Reproduce the listing below without changes, except that pictures are left out.

━━━ MATERIAL

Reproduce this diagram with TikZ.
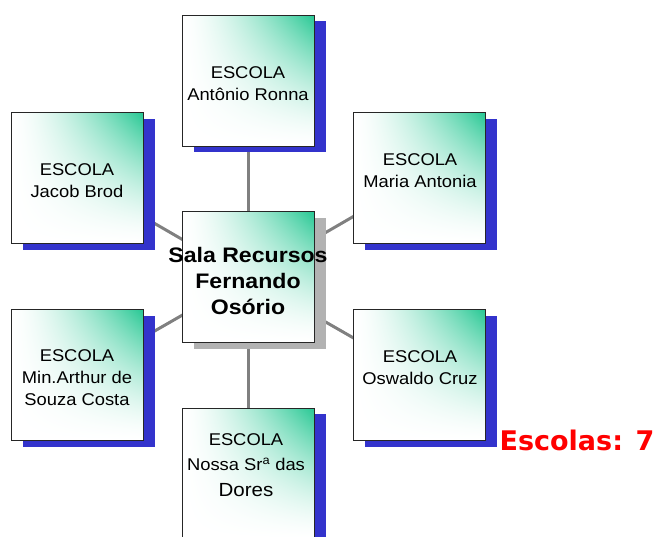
\documentclass[tikz,border=0pt]{standalone}
\usepackage{fontspec}
\setmainfont{Liberation Sans}
\newfontfamily\escfont[FakeStretch=1.08]{Liberation Sans}
\newfontfamily\cntfont[FakeStretch=1.1]{Liberation Sans}
\newfontfamily\redfont{DejaVu Sans}
\usetikzlibrary{shadows,backgrounds}
\definecolor{shblue}{RGB}{51,51,204}
\definecolor{shgray}{RGB}{178,178,178}
\definecolor{conngray}{RGB}{128,128,128}
\definecolor{redtxt}{RGB}{255,0,0}
\pgfdeclarefunctionalshading{escshade}{\pgfpointorigin}{\pgfpoint{100bp}{100bp}}{}{
 25 sub 50 div dup 0 lt {pop 0} if dup 1 gt {pop 1} if
 exch
 25 sub 50 div dup 0 lt {pop 0} if dup 1 gt {pop 1} if
 mul dup sqrt mul
 dup dup
 0.843 mul 1 exch sub
 exch
 0.216 mul 1 exch sub
 3 -1 roll
 0.42 mul 1 exch sub
}
\tikzset{
  box/.style={draw=black!85, line width=1pt, minimum width=132pt, minimum height=131pt, inner sep=0pt,
    shading=escshade},
  bluebox/.style={box, drop shadow={fill=shblue, opacity=1, shadow xshift=12pt, shadow yshift=-6pt}},
  graybox/.style={box, drop shadow={fill=shgray, opacity=1, shadow xshift=12pt, shadow yshift=-6pt}},
  etext/.style={align=center, inner sep=0pt, font=\escfont\fontsize{17}{22}\selectfont},
  ctext/.style={align=center, inner sep=0pt, font=\cntfont\bfseries\fontsize{21}{26}\selectfont},
  conn/.style={draw=conngray, line width=3pt}
}
\begin{document}
\begin{tikzpicture}[x=1pt,y=-1pt]
\useasboundingbox (0,0) rectangle (654,537);
% boxes
\node[bluebox] (top) at (248,81) {};
\node[bluebox] (jacob) at (77,178.5) {};
\node[bluebox] (maria) at (419,178.5) {};
\node[bluebox] (arthur) at (77,375.5) {};
\node[bluebox] (oswaldo) at (419,375.5) {};
\node[bluebox] (nossa) at (248,474) {};
\node[graybox] (center) at (248,277.5) {};
% connectors
\begin{scope}[on background layer]
\draw[conn] (center.center) -- (top.center);
\draw[conn] (center.center) -- (jacob.center);
\draw[conn] (center.center) -- (maria.center);
\draw[conn] (center.center) -- (arthur.center);
\draw[conn] (center.center) -- (oswaldo.center);
\draw[conn] (center.center) -- (nossa.center);
\end{scope}
% texts
\node[etext] (ttop) at (248,84) {ESCOLA\\Antônio Ronna};
\node[etext] (tjacob) at (77,181) {ESCOLA\\Jacob Brod};
\node[etext] (tmaria) at (420,171) {ESCOLA\\Maria Antonia};
\node[etext] (tarthur) at (77,378) {ESCOLA\\Min.Arthur de\\Souza Costa};
\node[etext] (toswaldo) at (420,368) {ESCOLA\\Oswaldo Cruz};
\node[etext, font=\escfont\fontsize{17}{25.5}\selectfont] (tnossa) at (246,465) {ESCOLA\\Nossa Sr\textsuperscript{a} das\\{\fontsize{19}{25.5}\selectfont Dores}};
\node[ctext] (tcenter) at (248,281) {Sala Recursos\\Fernando\\Osório};
\node[font=\redfont\bfseries\fontsize{27}{30}\selectfont, text=redtxt, inner sep=0pt] (esc) at (577,440) {Escolas: 7};
\end{tikzpicture}
\end{document}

━━━━━━

> ANSWER:
Reproduce this diagram with TikZ.
\documentclass[tikz,border=0pt]{standalone}
\usepackage{fontspec}
\setmainfont{Liberation Sans}
\newfontfamily\escfont[FakeStretch=1.08]{Liberation Sans}
\newfontfamily\cntfont[FakeStretch=1.1]{Liberation Sans}
\newfontfamily\redfont{DejaVu Sans}
\usetikzlibrary{shadows,backgrounds}
\definecolor{shblue}{RGB}{51,51,204}
\definecolor{shgray}{RGB}{178,178,178}
\definecolor{conngray}{RGB}{128,128,128}
\definecolor{redtxt}{RGB}{255,0,0}
\pgfdeclarefunctionalshading{escshade}{\pgfpointorigin}{\pgfpoint{100bp}{100bp}}{}{
 25 sub 50 div dup 0 lt {pop 0} if dup 1 gt {pop 1} if
 exch
 25 sub 50 div dup 0 lt {pop 0} if dup 1 gt {pop 1} if
 mul dup sqrt mul
 dup dup
 0.843 mul 1 exch sub
 exch
 0.216 mul 1 exch sub
 3 -1 roll
 0.42 mul 1 exch sub
}
\tikzset{
  box/.style={draw=black!85, line width=1pt, minimum width=132pt, minimum height=131pt, inner sep=0pt,
    shading=escshade},
  bluebox/.style={box, drop shadow={fill=shblue, opacity=1, shadow xshift=12pt, shadow yshift=-6pt}},
  graybox/.style={box, drop shadow={fill=shgray, opacity=1, shadow xshift=12pt, shadow yshift=-6pt}},
  etext/.style={align=center, inner sep=0pt, font=\escfont\fontsize{17}{22}\selectfont},
  ctext/.style={align=center, inner sep=0pt, font=\cntfont\bfseries\fontsize{21}{26}\selectfont},
  conn/.style={draw=conngray, line width=3pt}
}
\begin{document}
\begin{tikzpicture}[x=1pt,y=-1pt]
\useasboundingbox (0,0) rectangle (654,537);
% boxes
\node[bluebox] (top) at (248,81) {};
\node[bluebox] (jacob) at (77,178.5) {};
\node[bluebox] (maria) at (419,178.5) {};
\node[bluebox] (arthur) at (77,375.5) {};
\node[bluebox] (oswaldo) at (419,375.5) {};
\node[bluebox] (nossa) at (248,474) {};
\node[graybox] (center) at (248,277.5) {};
% connectors
\begin{scope}[on background layer]
\draw[conn] (center.center) -- (top.center);
\draw[conn] (center.center) -- (jacob.center);
\draw[conn] (center.center) -- (maria.center);
\draw[conn] (center.center) -- (arthur.center);
\draw[conn] (center.center) -- (oswaldo.center);
\draw[conn] (center.center) -- (nossa.center);
\end{scope}
% texts
\node[etext] (ttop) at (248,84) {ESCOLA\\Antônio Ronna};
\node[etext] (tjacob) at (77,181) {ESCOLA\\Jacob Brod};
\node[etext] (tmaria) at (420,171) {ESCOLA\\Maria Antonia};
\node[etext] (tarthur) at (77,378) {ESCOLA\\Min.Arthur de\\Souza Costa};
\node[etext] (toswaldo) at (420,368) {ESCOLA\\Oswaldo Cruz};
\node[etext, font=\escfont\fontsize{17}{25.5}\selectfont] (tnossa) at (246,465) {ESCOLA\\Nossa Sr\textsuperscript{a} das\\{\fontsize{19}{25.5}\selectfont Dores}};
\node[ctext] (tcenter) at (248,281) {Sala Recursos\\Fernando\\Osório};
\node[font=\redfont\bfseries\fontsize{27}{30}\selectfont, text=redtxt, inner sep=0pt] (esc) at (577,440) {Escolas: 7};
\end{tikzpicture}
\end{document}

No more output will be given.